» Dataset extract:
⟨

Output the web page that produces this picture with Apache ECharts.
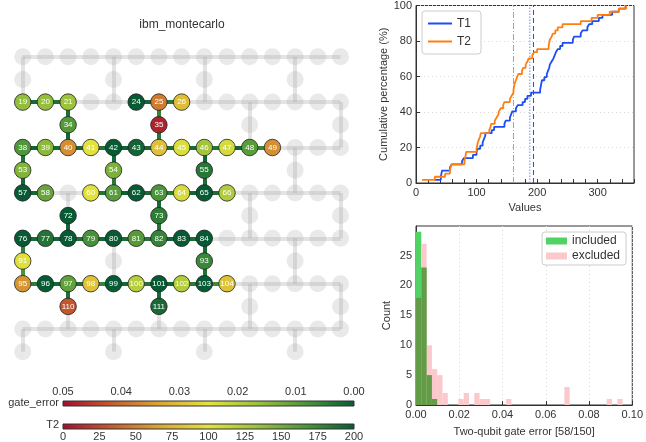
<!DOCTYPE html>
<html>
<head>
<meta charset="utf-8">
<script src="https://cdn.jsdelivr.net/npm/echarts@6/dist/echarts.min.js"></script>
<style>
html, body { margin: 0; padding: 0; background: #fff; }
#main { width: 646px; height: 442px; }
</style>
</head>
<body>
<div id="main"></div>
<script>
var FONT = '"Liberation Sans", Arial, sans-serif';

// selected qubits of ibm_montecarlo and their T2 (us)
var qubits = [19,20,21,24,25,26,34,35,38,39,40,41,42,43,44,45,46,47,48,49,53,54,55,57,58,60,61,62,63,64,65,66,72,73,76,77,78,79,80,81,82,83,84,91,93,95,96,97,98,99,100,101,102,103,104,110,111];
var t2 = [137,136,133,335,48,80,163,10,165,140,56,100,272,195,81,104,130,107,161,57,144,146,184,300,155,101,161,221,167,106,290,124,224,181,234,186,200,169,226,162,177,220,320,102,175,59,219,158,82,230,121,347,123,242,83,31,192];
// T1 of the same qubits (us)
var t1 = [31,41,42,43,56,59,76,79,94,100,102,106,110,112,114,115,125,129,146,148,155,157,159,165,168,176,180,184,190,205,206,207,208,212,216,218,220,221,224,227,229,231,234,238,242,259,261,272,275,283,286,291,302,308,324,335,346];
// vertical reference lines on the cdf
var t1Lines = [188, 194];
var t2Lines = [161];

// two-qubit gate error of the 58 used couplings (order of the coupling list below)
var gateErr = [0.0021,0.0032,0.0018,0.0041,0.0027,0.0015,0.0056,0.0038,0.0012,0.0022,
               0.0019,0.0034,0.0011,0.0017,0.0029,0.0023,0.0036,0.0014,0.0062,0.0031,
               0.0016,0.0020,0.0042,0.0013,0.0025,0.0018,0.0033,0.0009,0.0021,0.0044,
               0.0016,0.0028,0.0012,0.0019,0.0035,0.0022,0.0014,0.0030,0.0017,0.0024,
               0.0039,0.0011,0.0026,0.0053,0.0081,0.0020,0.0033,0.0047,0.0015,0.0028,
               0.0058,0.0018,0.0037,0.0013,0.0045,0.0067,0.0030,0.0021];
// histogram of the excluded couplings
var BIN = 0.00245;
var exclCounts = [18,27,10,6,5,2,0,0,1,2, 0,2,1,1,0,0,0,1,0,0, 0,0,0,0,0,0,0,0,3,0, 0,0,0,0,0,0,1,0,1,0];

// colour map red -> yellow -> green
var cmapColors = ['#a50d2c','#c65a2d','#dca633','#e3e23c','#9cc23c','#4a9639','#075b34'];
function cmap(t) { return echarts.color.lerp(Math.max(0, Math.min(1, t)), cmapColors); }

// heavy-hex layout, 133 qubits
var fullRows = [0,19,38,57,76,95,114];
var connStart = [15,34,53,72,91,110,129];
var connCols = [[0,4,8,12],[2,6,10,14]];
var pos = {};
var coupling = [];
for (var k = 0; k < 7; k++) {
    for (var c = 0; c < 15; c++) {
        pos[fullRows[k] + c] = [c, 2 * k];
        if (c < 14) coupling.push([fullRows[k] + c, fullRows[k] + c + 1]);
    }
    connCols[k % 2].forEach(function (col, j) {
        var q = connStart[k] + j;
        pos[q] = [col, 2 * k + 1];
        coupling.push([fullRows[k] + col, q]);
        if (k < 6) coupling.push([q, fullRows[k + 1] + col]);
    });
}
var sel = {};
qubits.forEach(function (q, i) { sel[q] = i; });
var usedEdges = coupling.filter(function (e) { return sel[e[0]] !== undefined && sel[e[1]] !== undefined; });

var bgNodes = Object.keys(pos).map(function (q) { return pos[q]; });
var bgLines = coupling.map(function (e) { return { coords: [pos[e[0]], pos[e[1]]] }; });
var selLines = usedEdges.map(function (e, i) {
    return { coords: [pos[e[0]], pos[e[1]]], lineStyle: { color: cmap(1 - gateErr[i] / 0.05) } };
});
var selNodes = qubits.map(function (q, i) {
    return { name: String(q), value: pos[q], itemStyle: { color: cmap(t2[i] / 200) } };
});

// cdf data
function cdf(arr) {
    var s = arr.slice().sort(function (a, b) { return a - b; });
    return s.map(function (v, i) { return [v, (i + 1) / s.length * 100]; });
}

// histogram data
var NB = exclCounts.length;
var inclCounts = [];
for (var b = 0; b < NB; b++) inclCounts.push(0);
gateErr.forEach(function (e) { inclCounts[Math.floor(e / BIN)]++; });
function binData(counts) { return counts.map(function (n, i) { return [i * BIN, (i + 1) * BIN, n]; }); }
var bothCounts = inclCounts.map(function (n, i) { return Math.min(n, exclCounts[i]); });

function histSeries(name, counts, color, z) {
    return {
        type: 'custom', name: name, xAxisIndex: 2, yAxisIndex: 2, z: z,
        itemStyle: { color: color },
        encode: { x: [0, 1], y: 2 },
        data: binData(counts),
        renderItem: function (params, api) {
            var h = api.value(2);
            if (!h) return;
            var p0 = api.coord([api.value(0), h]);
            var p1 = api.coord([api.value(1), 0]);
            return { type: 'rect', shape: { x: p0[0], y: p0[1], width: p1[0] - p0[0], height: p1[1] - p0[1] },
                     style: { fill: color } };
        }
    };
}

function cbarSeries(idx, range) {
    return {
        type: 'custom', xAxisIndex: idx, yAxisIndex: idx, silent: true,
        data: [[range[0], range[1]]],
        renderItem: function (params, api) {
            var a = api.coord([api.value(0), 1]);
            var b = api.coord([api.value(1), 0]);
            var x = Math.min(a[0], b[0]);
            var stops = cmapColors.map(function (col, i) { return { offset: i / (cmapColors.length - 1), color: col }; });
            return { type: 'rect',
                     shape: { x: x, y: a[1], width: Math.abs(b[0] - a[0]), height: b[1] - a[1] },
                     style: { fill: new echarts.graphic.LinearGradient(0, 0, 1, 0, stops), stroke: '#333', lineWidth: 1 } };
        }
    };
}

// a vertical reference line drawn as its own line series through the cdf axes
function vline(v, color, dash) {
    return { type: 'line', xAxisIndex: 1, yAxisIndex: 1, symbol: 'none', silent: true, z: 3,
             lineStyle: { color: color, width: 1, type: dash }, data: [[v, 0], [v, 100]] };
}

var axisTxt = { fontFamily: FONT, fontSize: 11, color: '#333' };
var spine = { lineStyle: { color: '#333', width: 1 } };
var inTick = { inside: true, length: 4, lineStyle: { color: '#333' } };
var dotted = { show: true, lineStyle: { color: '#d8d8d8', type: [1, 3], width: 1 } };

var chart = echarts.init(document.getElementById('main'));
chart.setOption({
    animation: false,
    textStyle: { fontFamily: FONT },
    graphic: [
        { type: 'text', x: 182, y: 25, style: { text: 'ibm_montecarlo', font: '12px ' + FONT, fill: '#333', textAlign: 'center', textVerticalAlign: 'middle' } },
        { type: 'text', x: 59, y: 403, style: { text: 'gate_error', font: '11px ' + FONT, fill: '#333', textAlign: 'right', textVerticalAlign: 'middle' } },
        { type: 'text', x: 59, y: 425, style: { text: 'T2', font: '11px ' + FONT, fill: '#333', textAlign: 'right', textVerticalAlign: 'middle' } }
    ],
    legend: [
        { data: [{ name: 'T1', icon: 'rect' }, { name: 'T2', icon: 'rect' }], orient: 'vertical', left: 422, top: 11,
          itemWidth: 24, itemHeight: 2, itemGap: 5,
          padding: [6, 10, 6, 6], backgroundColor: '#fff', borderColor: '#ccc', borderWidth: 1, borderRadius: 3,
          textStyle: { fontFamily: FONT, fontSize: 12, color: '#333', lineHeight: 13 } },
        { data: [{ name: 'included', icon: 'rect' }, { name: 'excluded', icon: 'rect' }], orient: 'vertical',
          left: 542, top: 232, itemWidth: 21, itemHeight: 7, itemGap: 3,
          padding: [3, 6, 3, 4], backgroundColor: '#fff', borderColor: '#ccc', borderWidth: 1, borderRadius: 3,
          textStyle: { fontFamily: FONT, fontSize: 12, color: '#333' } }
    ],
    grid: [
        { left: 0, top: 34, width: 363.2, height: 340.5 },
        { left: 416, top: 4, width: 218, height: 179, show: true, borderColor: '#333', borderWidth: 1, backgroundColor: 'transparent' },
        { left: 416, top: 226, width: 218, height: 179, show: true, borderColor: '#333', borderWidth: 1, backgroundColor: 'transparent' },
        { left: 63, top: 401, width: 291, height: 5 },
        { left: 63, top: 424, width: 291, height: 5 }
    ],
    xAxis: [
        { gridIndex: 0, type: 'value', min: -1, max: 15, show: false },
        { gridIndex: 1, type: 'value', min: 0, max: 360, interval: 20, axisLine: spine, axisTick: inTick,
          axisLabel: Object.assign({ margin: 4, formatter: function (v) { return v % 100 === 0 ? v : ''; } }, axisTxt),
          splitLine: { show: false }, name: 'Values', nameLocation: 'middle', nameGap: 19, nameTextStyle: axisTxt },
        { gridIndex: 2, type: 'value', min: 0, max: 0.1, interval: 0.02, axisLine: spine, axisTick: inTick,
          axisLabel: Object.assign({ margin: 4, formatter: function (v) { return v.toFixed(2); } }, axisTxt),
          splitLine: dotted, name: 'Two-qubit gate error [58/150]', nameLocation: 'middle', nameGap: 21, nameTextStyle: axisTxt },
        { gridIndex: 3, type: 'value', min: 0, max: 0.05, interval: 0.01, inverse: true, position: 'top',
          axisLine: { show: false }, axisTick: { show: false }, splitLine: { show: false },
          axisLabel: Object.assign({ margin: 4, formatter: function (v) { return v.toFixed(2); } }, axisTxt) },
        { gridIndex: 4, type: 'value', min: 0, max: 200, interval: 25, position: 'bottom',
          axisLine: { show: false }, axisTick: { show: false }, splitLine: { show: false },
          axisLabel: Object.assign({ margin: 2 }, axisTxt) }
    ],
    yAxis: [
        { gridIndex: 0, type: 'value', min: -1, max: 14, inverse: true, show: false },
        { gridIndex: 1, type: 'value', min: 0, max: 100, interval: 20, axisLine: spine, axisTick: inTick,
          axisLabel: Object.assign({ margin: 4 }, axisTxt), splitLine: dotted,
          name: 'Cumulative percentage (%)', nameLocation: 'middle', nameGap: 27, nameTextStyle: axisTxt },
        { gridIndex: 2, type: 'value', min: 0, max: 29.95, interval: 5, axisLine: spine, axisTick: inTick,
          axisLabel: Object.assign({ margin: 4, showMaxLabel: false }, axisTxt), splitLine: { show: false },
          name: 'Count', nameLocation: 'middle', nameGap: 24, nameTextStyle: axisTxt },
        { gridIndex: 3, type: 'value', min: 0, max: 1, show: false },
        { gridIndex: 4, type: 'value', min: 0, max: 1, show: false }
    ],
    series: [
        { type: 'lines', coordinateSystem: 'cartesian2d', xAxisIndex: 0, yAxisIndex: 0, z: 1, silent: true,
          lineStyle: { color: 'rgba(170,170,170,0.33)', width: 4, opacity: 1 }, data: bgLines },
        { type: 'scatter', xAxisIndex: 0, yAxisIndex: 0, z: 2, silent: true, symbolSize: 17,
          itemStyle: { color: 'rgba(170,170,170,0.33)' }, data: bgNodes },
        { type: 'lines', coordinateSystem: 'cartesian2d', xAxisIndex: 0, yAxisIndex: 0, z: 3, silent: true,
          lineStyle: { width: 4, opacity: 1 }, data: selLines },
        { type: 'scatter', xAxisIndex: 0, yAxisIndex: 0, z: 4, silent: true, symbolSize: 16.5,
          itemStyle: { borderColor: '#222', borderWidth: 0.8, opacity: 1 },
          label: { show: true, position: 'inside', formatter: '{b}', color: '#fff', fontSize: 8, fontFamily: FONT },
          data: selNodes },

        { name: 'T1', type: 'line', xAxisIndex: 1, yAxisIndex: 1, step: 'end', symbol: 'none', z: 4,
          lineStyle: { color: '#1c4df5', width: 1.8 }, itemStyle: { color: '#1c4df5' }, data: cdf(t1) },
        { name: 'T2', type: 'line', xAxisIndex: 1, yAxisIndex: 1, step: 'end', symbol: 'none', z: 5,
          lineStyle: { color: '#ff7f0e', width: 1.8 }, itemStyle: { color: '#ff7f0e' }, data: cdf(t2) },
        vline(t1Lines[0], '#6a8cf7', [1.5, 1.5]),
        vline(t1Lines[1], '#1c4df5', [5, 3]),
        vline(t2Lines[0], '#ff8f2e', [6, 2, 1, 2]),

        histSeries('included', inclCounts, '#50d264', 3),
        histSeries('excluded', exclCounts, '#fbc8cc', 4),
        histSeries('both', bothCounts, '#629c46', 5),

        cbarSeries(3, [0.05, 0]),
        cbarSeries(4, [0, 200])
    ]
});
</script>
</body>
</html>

⟩

» Task directions:
Please extract exactly the lines of the data, from the first through the line containing "var t2Lines = [161];", and add no pictures to the copy.

» Full answer:
Output the web page that produces this picture with Apache ECharts.
<!DOCTYPE html>
<html>
<head>
<meta charset="utf-8">
<script src="https://cdn.jsdelivr.net/npm/echarts@6/dist/echarts.min.js"></script>
<style>
html, body { margin: 0; padding: 0; background: #fff; }
#main { width: 646px; height: 442px; }
</style>
</head>
<body>
<div id="main"></div>
<script>
var FONT = '"Liberation Sans", Arial, sans-serif';

// selected qubits of ibm_montecarlo and their T2 (us)
var qubits = [19,20,21,24,25,26,34,35,38,39,40,41,42,43,44,45,46,47,48,49,53,54,55,57,58,60,61,62,63,64,65,66,72,73,76,77,78,79,80,81,82,83,84,91,93,95,96,97,98,99,100,101,102,103,104,110,111];
var t2 = [137,136,133,335,48,80,163,10,165,140,56,100,272,195,81,104,130,107,161,57,144,146,184,300,155,101,161,221,167,106,290,124,224,181,234,186,200,169,226,162,177,220,320,102,175,59,219,158,82,230,121,347,123,242,83,31,192];
// T1 of the same qubits (us)
var t1 = [31,41,42,43,56,59,76,79,94,100,102,106,110,112,114,115,125,129,146,148,155,157,159,165,168,176,180,184,190,205,206,207,208,212,216,218,220,221,224,227,229,231,234,238,242,259,261,272,275,283,286,291,302,308,324,335,346];
// vertical reference lines on the cdf
var t1Lines = [188, 194];
var t2Lines = [161];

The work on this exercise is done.